Я помню вечерний, уже зимний Петербург, мелкий снежок, быстро запорошивший спину кучера, набережную Мойки, белую неподвижную полосу замерзшего канала. Я был очень взволнован предстоящим свиданием, но отец, когда я приехал, вначале не объяснил причины вызова, только весь вечер был по-непривычному нежен и внимателен со мною. Прощаясь, уже на лестнице, перед тем как захлопнуть парадную дверь, – я помню отцовский твердый, горбоносый профиль, освещенный сзади светом электрической лампочки, как будто охваченный легким, золотистым ореолом, помню его непередаваемый голос:

– Я позвал тебя, так как сегодня исполнилось десять лет со дня смерти твоей матери.

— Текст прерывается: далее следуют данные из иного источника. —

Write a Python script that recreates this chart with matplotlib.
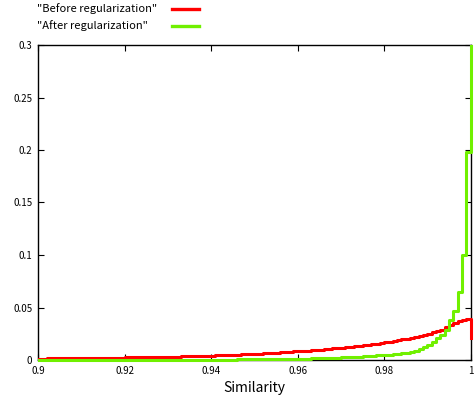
import matplotlib
matplotlib.use("Agg")
import matplotlib.pyplot as plt
import numpy as np
from matplotlib.lines import Line2D
from matplotlib.patches import Rectangle
from matplotlib.ticker import FormatStrFormatter

# bin left edges 0.900 .. 1.000, step 0.001
similarity = np.round(np.arange(0.9, 1.0005, 0.001), 3)

before = [
    0.0014, 0.0014, 0.0015, 0.0015, 0.0016, 0.0016, 0.0017, 0.0017, 0.0018, 0.0018,
    0.0019, 0.0019, 0.0020, 0.0020, 0.0021, 0.0021, 0.0022, 0.0022, 0.0023, 0.0023,
    0.0024, 0.0024, 0.0025, 0.0025, 0.0026, 0.0026, 0.0027, 0.0028, 0.0029, 0.0030,
    0.0031, 0.0032, 0.0033, 0.0034, 0.0035, 0.0036, 0.0037, 0.0039, 0.0040, 0.0041,
    0.0042, 0.0044, 0.0045, 0.0047, 0.0048, 0.0050, 0.0052, 0.0053, 0.0055, 0.0057,
    0.0059, 0.0061, 0.0063, 0.0065, 0.0067, 0.0070, 0.0072, 0.0075, 0.0078, 0.0081,
    0.0084, 0.0087, 0.0090, 0.0093, 0.0096, 0.0099, 0.0102, 0.0106, 0.0110, 0.0114,
    0.0118, 0.0122, 0.0126, 0.0130, 0.0135, 0.0140, 0.0145, 0.0150, 0.0156, 0.0162,
    0.0168, 0.0174, 0.0181, 0.0188, 0.0196, 0.0204, 0.0212, 0.0221, 0.0230, 0.0240,
    0.0250, 0.0262, 0.0275, 0.0290, 0.0310, 0.0330, 0.0350, 0.0370, 0.0385, 0.0392,
    0.0210,
]

after = [
    0.0000, 0.0000, 0.0000, 0.0000, 0.0000, 0.0000, 0.0000, 0.0000, 0.0000, 0.0000,
    0.0000, 0.0000, 0.0000, 0.0000, 0.0000, 0.0000, 0.0000, 0.0000, 0.0000, 0.0000,
    0.0001, 0.0001, 0.0001, 0.0001, 0.0001, 0.0001, 0.0001, 0.0001, 0.0001, 0.0001,
    0.0001, 0.0001, 0.0001, 0.0001, 0.0001, 0.0002, 0.0002, 0.0002, 0.0002, 0.0002,
    0.0003, 0.0003, 0.0003, 0.0004, 0.0004, 0.0004, 0.0005, 0.0005, 0.0005, 0.0006,
    0.0006, 0.0007, 0.0007, 0.0008, 0.0008, 0.0009, 0.0009, 0.0010, 0.0010, 0.0011,
    0.0012, 0.0013, 0.0014, 0.0015, 0.0016, 0.0017, 0.0018, 0.0019, 0.0021, 0.0022,
    0.0024, 0.0026, 0.0028, 0.0030, 0.0032, 0.0034, 0.0037, 0.0040, 0.0043, 0.0045,
    0.0048, 0.0052, 0.0056, 0.0060, 0.0065, 0.0070, 0.0080, 0.0089, 0.0105, 0.0120,
    0.0143, 0.0175, 0.0206, 0.0238, 0.0286, 0.0380, 0.0470, 0.0650, 0.1000, 0.1980,
    0.3500,
]

labels = ['"Before regularization"', '"After regularization"']
colors = ["#ff0000", "#70f000"]

plt.rcParams["font.family"] = ["Noto Sans CJK JP", "DejaVu Sans"]

W, H = 477, 401
fig = plt.figure(figsize=(W / 100, H / 100), dpi=100)
ax = fig.add_axes([38 / W, 1 - 360 / H, (470.7 - 38) / W, (360 - 45) / H])

# clip at the top of the frame but let the lines sit over the bottom border
clip = Rectangle((0, -0.02), 1.01, 1.02, transform=ax.transAxes)
for ys, c in zip([before, after], colors):
    ln, = ax.plot(similarity, ys, drawstyle="steps-post", color=c, lw=2.2, zorder=3)
    ln.set_clip_path(clip)

ax.set_xlim(0.9, 1.0)
ax.set_ylim(0, 0.3)
ax.set_xticks(np.arange(0.9, 1.0001, 0.02))
ax.set_yticks(np.arange(0, 0.3001, 0.05))
ax.xaxis.set_major_formatter(FormatStrFormatter("%g"))
ax.yaxis.set_major_formatter(FormatStrFormatter("%g"))
ax.tick_params(direction="in", top=True, right=True, length=4, width=0.8,
               labelsize=7, pad=4)
for s in ax.spines.values():
    s.set_linewidth(1.0)
ax.set_xlabel("Similarity", fontsize=10, labelpad=4)

# gnuplot-style key: text left-aligned, line sample to the right
for i, (lab, c) in enumerate(zip(labels, colors)):
    y = 1 - (9 + 17 * i) / H
    fig.text(37 / W, y, lab, fontsize=8, ha="left", va="center")
    fig.add_artist(Line2D([172 / W, 199 / W], [y, y], color=c, lw=2.4))

fig.savefig("out.png", dpi=100)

Перед войной, когда «Детство» уже было написано, я получил от Анны Ильиничны книгу рассказов отца, изданную «Знанием» в Петербурге в 1901 году.

На потертом кожаном переплете медные буквы – «Шурочке». В книге – фотография отца, молодого, тридцатилетнего, очень красивого, и четыре страницы, исписанные его характерным круглым почерком: буквы не связаны друг с другом соединяющей черточкой, как будто каждая из них живет самостоятельной, независимой жизнью. Книга украшена заставками и виньетками, никак не совпадающими с текстом, – так, после рассказа «Молчание» – летящая ласточка, «Рассказ о Сергее Петровиче» оканчивается свитком рукописи и цветущей веткою гвоздики.

Вот эти четыре страницы, которые еще никогда не были напечатаны:

«Пустынею и кабаком была моя жизнь, и был я одинок, и в самом себе не имел я друга. Были дни, светлые и пустые, как чужой праздник, и были ночи, темные, жуткие, и по ночам я думал о жизни и смерти, и боялся жизни и смерти, и не знал, чего больше хотел – жизни или смерти. Безгранично велик был мир, и я был один – больное тоскующее сердце, мутящийся ум и злая, бессильная воля.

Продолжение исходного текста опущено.